John Rabb Emison Professor of Creative and Performing Arts and Professor of English

Eugene Gloria is the author of four books of poems: Sightseer in This Killing City (Penguin Random House, 2019), My Favorite Warlord (Penguin, 2012), Hoodlum Birds (Penguin, 2006), and Drivers at the Short-Time Motel (Penguin, 2000). Gloria's recent and forthcoming poetry and prose also appear in Poetry, New England Review, Michigan Quarterly Review, The Common, The American Poetry Review, The New Republic, Shenandoah, Ploughshares, Kenyon Review, Indiana Review, TriQuarterly, Harvard Review, and The Best American Poetry 2014. A DePauw University faculty member since 2000, he is the John Rabb Emison Professor of Creative and Performing Arts for 2019-2024.

Gloria earned a B.A. from San Francisco State University, M.A. from Miami University of Ohio, and MFA from the University of Oregon.

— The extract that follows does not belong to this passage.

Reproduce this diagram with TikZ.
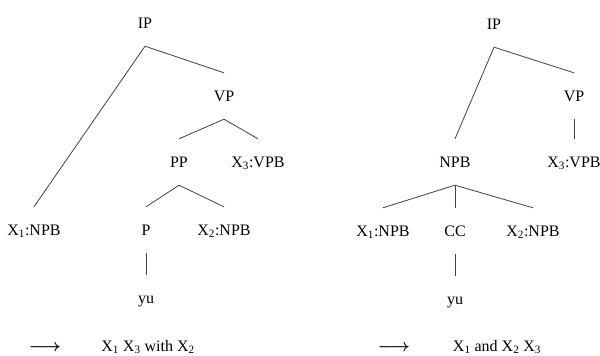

His honors include a National Poetry Series selection, an Asian American Literary Award, a Fulbright Research Grant at the University of the Philippines, a Poetry Society of America award, a Pushcart Prize, a Fulbright Senior Visiting Fellowship at the University of Santo Tomas in Manila, and the Arts & Sciences Distinguished Visiting Writer position at Bowling Green State University. His collection My Favorite Warlord received an Anisfield-Wolf Book Award, which recognizes “outstanding works that contribute to our understanding of racism and our appreciation of cultural diversity.” His book Sightseer in This Killing City won the 2020 Indiana Authors Award for Poetry.


Teaching
At DePauw, I lead creative writing workshop at all levels and also teach First-Year Seminar and literature courses on contemporary American poetry and Asian American poets and writers. As a teaching poet, I ask my students to find ways to surprise not only our readers, but also themselves in their writing. I remind them that in the art of writing poetry our allegiance is to the imagination. In our close reading of the literature assignments in creative writing workshop, I encourage students to devise ways to inhabit the English language, to make it their own, and engage the world through language.